Graphing utilities are digital tools or software used to visualize mathematical functions and sequences. They are particularly helpful in identifying patterns and relationships in mathematical data.
These tools allow you to input an equation or sequence formula, and then automatically generate a graph or table of values.
When dealing with sequences, such as the one given in your exercise, a graphing utility can swiftly compute and display the first several terms, making it easier to see patterns.
A step-by-step approach involves entering the sequence formula into the utility. In this case, the formula is \(a_{n}=(-1)^{n+1}+8\).

• First, input the formula into your graphing utility, specifying that \(n\) starts at 1.
• Then, use the table view to print out the values for the first ten terms.

This approach minimizes human error and enhances your understanding through visual presentation.

A sequence formula defines the rule to calculate each term in a sequence based on its position, \(n\), in the sequence.
The sequence formula provided in this exercise is \(a_{n}=(-1)^{n+1}+8\).
This kind of formula is helpful as it directly gives the computation needed to find any term without having to list all previous terms.

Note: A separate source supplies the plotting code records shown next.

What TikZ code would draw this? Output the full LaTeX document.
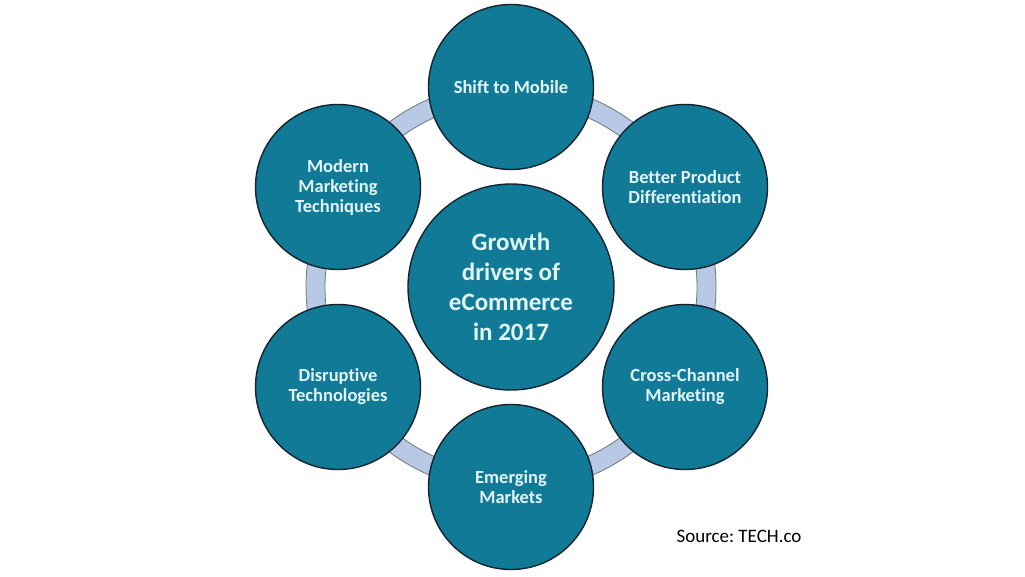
\documentclass[tikz,border=0pt]{standalone}
\usepackage{fontspec}
\setmainfont[Ligatures=NoCommon]{Carlito}
\definecolor{teal1}{RGB}{16,122,151}
\definecolor{ringblue}{RGB}{183,201,228}
\definecolor{ringline}{RGB}{110,118,130}
\definecolor{txt}{RGB}{226,244,248}
\definecolor{edge}{RGB}{20,36,48}
\begin{document}
\begin{tikzpicture}[x=1pt,y=-1pt,
  outer/.style={circle,fill=teal1,draw=edge,line width=1.4pt,minimum size=165pt,inner sep=0pt,
    text=txt,font=\bfseries\fontsize{18.5}{20}\selectfont,align=center},
  hub/.style={circle,fill=teal1,draw=edge,line width=1.4pt,minimum size=206pt,inner sep=0pt,
    text=txt,font=\bfseries\fontsize{25}{30}\selectfont,align=center},
  src/.style={font=\fontsize{19}{22}\selectfont,text=black}]
\useasboundingbox[fill=white] (0,0) rectangle (1025,577);
\coordinate (c) at (511,287);
\draw[fill=ringblue,draw=ringline,line width=0.8pt,even odd rule]
  (c) circle[radius=205] (c) circle[radius=186];
\node[hub] (hub) at (c) {Growth\\drivers of\\eCommerce\\in 2017};
\node[outer] (top) at (511,87) {Shift to Mobile};
\node[outer] (ur) at (685,187) {Better Product\\Differentiation};
\node[outer] (lr) at (685,387) {Cross-Channel\\Marketing};
\node[outer] (bot) at (511,487) {Emerging\\Markets};
\node[outer] (ll) at (338,387) {Disruptive\\Technologies};
\node[outer] (ul) at (338,187) {Modern\\Marketing\\Techniques};
\node[src,anchor=west] (source) at (673,536) {Source:\ TECH.co};
\end{tikzpicture}
\end{document}
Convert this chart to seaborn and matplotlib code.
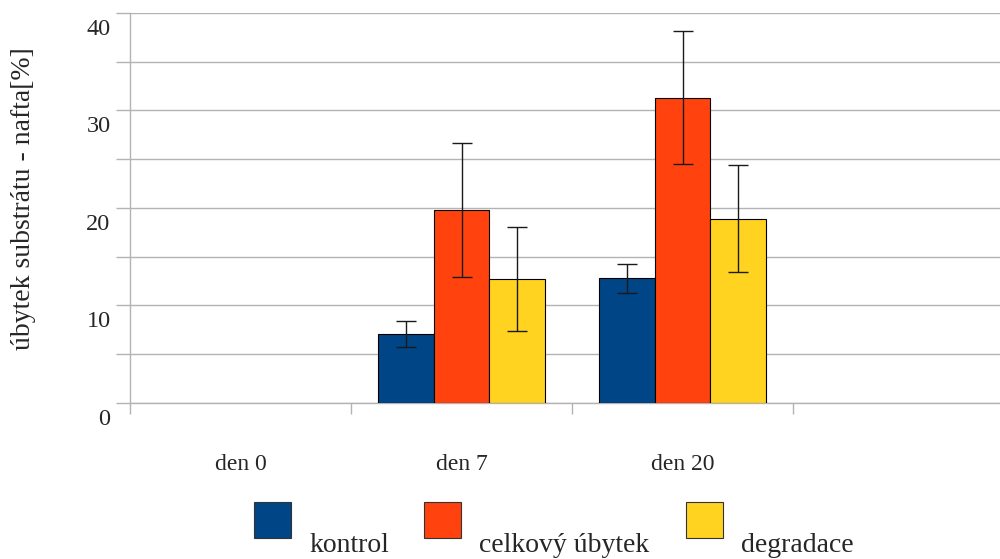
import matplotlib
matplotlib.use("Agg")
import matplotlib.pyplot as plt
import matplotlib.patches as mpatches
import matplotlib.transforms as mtransforms
import seaborn as sns
import pandas as pd
import numpy as np

categories = ["den 0", "den 7", "den 20"]
series = ["kontrol", "celkový úbytek", "degradace"]
kontrol = [0.0, 7.1, 12.8]
celkovy = [0.0, 19.8, 31.3]
degradace = [0.0, 12.7, 18.9]
kontrol_err = [0.0, 1.35, 1.5]
celkovy_err = [0.0, 6.85, 6.8]
degradace_err = [0.0, 5.3, 5.5]
colors = ["#004586", "#ff420e", "#ffd320"]

rows = []
for s, vals, errs in zip(series, [kontrol, celkovy, degradace],
                         [kontrol_err, celkovy_err, degradace_err]):
    for c, v, e in zip(categories, vals, errs):
        rows.append({"den": c, "série": s, "hodnota": v, "chyba": e})
df = pd.DataFrame(rows)

sns.set_style("white")
plt.rcParams["font.family"] = ["Liberation Serif", "DejaVu Serif"]

fig = plt.figure(figsize=(10, 5.59), dpi=100)
ax = fig.add_axes([0.130, 0.2791, 0.884, 0.6977])

sns.barplot(data=df, x="den", y="hodnota", hue="série", order=categories,
            hue_order=series, palette=colors, width=0.755, errorbar=None,
            edgecolor="black", linewidth=0.8, saturation=1, ax=ax, legend=False,
            zorder=3)

bars = [p for p in ax.patches if isinstance(p, mpatches.Rectangle)]
for p in bars:
    h = p.get_height()
    if h == 0 or np.isnan(h):
        p.set_linewidth(0)
for p, (_, r) in zip(bars, df.iterrows()):
    if r["hodnota"] > 0:
        cx = p.get_x() + p.get_width() / 2
        ax.errorbar(cx, r["hodnota"], yerr=r["chyba"], fmt="none",
                    ecolor="#1a1a1a", elinewidth=1.0, capsize=7, capthick=1.0,
                    zorder=4)

ax.set_xlim(-0.5, 3.5)
ax.set_ylim(0, 40)
ax.set_yticks(np.arange(0, 41, 5))
ax.set_yticklabels(["0", "", "10", "", "20", "", "30", "", "40"])
ax.yaxis.grid(True, color="#b3b3b3", linewidth=1.0, zorder=0)
ax.set_axisbelow(True)
ax.tick_params(axis="y", length=10, width=1, color="#b3b3b3", labelsize=17.5,
               pad=4, left=True)
shift = mtransforms.ScaledTranslation(0, -6 / 100, fig.dpi_scale_trans)
for lbl in ax.get_yticklabels():
    lbl.set_verticalalignment("top")
    lbl.set_transform(lbl.get_transform() + shift)

ax.set_xticks(range(len(categories)))
ax.set_xticklabels(categories)
ax.set_xticks(np.arange(-0.5, 3.6, 1.0), minor=True)
ax.tick_params(axis="x", which="major", length=0, labelsize=17, pad=37)
ax.tick_params(axis="x", which="minor", length=8, width=1, color="#b3b3b3",
               bottom=True)

for side in ["top", "right"]:
    ax.spines[side].set_visible(False)
for side in ["left", "bottom"]:
    ax.spines[side].set_color("#b3b3b3")
    ax.spines[side].set_linewidth(1.0)

ax.set_xlabel("")
ax.set_ylabel("úbytek substrátu - nafta[%]", fontsize=20)
ax.yaxis.set_label_coords(-0.106, 0.523)

sq_x = [0.254, 0.424, 0.686]
tx_x = [0.309, 0.479, 0.741]
for s, col, sx, tx in zip(series, colors, sq_x, tx_x):
    fig.patches.append(mpatches.Rectangle((sx, 1 - 538 / 559), 0.037, 36 / 559,
                                          transform=fig.transFigure,
                                          facecolor=col, edgecolor="#333333",
                                          linewidth=0.8))
    fig.text(tx, 1 - 552 / 559, s, fontsize=20, va="baseline", ha="left")

fig.savefig("out.png", dpi=100)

• The part \((-1)^{n+1}\) indicates that the signs alternate. This means each term's sign is dependent on whether \(n+1\) is even or odd.
• The constant \(+8\) shifts all calculated values of \((-1)^{n+1}\) upward by 8, altering the sequence range.

Calculating terms using this formula is systematic: for each \(n\), determine if \(n+1\) is even or odd, compute \((-1)^{n+1}\), and add 8.

Alternating sequences change from positive to negative (or vice versa) as the sequence progresses.
The given sequence formula, \(a_{n}=(-1)^{n+1}+8\), results in such a pattern.
Understanding how these sequences work is crucial; they often relate to functions like \((-1)^n\).
In this exercise, the sequence alternates between two values, 9 and 7, because of the alternating sign component.

• When \(n+1\) is even, \((-1)^{n+1}\) equals 1, resulting in \(a_{n}=1+8=9\).
• When \(n+1\) is odd, \((-1)^{n+1}\) equals -1, giving \(a_{n}=-1+8=7\).

This alternation results in a pattern that repeats itself every two terms. This feature is what defines alternating sequences.